2. The tax and interest refunded to Petitioner must be returned to the Department along with the 25% penalty.
ORDER
Now therefore, based upon the foregoing reasoning and caselaw, it is ordered that the Department's assessment is upheld and Petitioner's Petition for Review is dismissed.
Dated at Madison, Wisconsin, this 17th day of November, 2015.
WISCONSIN TAX APPEALS COMMISSION
Lorna Hemp Boll, Chair
David D. Wilmoth, Commissioner
ATTACHMENT: NOTICE OF APPEAL INFORMATION
1 Wis. Stat. § 77.59(4)(c) (2003-2004) was amended and renumbered to Wis. Stat. § 77.59(5m) for the years 2005 and beyond. We refer to the later version; however, for the purposes of this opinion, the change was not a material one. The earlier version reads as follows:
Wis.

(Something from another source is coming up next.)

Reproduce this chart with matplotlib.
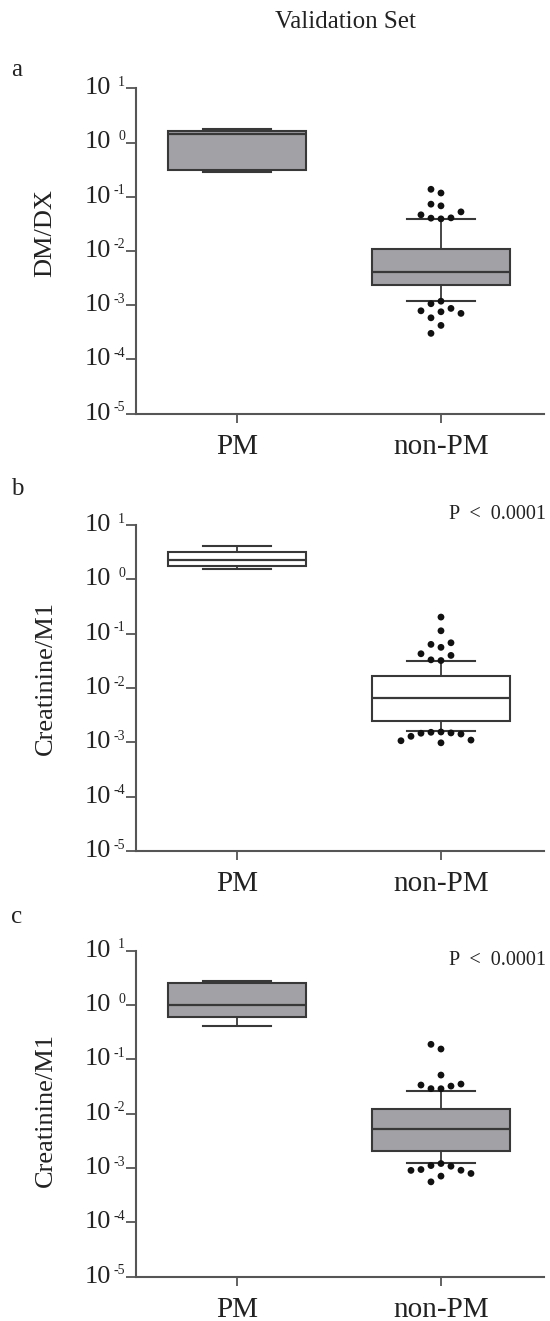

Stat. § 77.59(4)(c) (2003-2004): A seller who receives a refund under par. (a) or (b) of taxes that the seller has collected from buyers shall return the taxes and related interest to the buyers from whom the taxes were collected. The seller shall return to the department any part of a refund that the seller does not return to a buyer along with a penalty of 25% of the amount not returned or a penalty equal to the amount not returned in the case of fraud.
3 According to the Department's internal legal ruling memo, driver admissions are exempt from tax because the money is paid back as prize money. (Ex. 24, p. DOR276.)